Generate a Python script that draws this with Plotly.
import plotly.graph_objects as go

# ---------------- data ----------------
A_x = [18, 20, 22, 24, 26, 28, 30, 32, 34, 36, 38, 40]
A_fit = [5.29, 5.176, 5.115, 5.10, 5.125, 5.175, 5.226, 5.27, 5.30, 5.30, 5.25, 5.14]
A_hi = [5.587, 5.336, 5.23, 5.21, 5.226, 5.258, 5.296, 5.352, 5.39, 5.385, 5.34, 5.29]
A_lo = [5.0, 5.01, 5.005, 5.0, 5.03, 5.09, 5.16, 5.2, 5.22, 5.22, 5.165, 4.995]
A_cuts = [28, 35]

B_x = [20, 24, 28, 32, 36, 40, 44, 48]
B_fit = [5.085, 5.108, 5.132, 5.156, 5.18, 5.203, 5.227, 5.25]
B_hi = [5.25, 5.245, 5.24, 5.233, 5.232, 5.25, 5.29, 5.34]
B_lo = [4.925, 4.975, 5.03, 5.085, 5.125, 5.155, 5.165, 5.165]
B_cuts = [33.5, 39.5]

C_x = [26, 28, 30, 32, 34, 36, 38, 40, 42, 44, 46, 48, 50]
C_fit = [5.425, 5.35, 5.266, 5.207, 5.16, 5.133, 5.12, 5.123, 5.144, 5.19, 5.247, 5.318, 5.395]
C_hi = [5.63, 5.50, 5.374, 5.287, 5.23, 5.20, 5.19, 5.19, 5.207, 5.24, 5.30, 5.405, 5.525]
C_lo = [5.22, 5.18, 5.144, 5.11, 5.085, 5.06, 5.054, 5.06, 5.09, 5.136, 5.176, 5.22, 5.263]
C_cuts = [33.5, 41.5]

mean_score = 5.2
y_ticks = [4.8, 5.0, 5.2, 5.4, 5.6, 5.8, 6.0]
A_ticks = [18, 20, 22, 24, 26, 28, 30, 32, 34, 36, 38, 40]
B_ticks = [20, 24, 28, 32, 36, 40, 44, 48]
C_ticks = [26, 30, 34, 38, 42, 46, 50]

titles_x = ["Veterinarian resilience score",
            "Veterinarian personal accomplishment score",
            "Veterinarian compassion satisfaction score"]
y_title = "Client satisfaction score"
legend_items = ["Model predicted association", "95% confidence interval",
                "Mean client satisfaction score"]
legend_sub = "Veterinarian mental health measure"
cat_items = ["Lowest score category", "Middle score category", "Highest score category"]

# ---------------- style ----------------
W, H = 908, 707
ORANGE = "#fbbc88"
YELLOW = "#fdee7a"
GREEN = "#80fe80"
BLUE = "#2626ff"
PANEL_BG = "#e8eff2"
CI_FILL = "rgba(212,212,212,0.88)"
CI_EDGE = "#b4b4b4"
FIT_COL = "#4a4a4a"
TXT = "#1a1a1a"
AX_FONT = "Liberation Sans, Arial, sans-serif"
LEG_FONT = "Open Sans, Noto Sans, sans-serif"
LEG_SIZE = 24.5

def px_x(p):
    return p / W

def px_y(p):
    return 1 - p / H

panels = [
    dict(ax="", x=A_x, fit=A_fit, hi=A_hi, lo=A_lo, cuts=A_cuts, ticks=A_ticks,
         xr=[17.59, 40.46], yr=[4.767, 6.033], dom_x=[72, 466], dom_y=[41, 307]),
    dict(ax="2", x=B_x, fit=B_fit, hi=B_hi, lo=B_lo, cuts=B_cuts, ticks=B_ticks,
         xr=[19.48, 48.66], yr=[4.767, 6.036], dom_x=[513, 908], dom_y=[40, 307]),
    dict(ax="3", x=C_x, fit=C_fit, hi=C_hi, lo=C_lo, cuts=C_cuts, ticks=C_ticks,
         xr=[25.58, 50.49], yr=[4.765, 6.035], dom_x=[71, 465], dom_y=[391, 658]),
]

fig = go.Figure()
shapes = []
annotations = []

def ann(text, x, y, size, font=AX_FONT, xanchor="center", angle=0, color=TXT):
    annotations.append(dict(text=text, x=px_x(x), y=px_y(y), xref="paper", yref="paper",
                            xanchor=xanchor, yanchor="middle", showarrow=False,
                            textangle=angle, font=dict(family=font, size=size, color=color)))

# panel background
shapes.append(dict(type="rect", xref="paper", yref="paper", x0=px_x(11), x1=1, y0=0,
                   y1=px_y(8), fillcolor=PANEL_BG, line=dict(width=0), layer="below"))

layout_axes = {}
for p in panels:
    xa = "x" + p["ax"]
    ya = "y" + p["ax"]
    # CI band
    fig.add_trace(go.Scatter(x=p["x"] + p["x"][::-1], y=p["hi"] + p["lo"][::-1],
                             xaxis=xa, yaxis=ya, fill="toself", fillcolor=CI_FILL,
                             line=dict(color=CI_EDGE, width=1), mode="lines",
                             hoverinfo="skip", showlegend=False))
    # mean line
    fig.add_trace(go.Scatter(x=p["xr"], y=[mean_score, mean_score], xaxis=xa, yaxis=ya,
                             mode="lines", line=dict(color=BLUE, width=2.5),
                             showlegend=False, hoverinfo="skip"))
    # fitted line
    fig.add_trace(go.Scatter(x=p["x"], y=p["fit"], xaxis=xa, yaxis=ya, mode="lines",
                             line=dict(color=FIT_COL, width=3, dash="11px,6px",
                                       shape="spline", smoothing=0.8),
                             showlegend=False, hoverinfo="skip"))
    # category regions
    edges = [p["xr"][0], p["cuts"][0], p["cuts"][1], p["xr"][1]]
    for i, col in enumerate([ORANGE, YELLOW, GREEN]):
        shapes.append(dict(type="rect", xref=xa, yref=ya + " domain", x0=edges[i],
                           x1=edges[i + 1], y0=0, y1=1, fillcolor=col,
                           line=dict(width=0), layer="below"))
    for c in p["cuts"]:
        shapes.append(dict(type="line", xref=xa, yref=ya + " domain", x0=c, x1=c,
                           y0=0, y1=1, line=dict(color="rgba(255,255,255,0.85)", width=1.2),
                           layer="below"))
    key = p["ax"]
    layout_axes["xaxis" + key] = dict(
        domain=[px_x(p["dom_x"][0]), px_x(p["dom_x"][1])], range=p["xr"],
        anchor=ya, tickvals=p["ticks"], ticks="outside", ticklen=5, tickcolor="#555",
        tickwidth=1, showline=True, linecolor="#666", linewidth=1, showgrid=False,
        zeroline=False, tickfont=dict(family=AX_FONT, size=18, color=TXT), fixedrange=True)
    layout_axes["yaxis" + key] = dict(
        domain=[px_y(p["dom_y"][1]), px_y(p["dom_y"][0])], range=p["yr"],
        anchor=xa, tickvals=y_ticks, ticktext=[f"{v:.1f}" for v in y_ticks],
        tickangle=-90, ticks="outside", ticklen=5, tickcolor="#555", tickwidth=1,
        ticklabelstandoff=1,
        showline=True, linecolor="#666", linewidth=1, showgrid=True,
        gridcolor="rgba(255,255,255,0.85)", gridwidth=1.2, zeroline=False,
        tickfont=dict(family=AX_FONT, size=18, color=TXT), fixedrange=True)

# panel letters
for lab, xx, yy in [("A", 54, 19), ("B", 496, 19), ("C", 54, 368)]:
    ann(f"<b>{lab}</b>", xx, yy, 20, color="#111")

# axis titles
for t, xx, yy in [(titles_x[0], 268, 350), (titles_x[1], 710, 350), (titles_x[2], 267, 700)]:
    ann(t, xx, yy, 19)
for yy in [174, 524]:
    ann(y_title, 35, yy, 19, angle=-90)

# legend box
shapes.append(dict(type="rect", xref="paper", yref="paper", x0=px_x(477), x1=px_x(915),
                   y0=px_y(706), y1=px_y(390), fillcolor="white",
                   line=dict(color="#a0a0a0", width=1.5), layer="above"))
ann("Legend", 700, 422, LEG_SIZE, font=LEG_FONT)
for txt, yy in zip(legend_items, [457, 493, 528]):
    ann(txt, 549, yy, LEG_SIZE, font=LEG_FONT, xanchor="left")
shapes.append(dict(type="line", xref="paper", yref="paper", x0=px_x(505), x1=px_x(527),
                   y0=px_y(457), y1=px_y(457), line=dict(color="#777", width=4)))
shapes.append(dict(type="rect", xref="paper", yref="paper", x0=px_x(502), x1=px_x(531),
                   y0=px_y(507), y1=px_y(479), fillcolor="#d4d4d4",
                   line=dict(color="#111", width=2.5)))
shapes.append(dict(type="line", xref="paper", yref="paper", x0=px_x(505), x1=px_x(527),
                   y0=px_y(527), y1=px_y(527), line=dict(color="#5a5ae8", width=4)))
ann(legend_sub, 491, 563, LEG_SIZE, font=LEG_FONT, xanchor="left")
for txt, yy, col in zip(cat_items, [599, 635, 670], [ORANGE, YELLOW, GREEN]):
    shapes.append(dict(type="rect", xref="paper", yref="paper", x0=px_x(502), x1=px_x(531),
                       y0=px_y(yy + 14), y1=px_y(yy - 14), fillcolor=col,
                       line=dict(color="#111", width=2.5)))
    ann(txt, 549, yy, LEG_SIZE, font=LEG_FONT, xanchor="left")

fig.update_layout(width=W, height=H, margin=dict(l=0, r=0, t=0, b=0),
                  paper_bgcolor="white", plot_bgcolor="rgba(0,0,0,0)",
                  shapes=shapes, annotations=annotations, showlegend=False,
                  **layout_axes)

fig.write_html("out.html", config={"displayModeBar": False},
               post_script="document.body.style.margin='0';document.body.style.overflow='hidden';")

◆ Exercise prompt
Beginning at the top of the data, please return every line until and including the line containing "import plotly.graph_objects as go", copied exactly, and nothing past it.

◆ Finished exercise
Generate a Python script that draws this with Plotly.
import plotly.graph_objects as go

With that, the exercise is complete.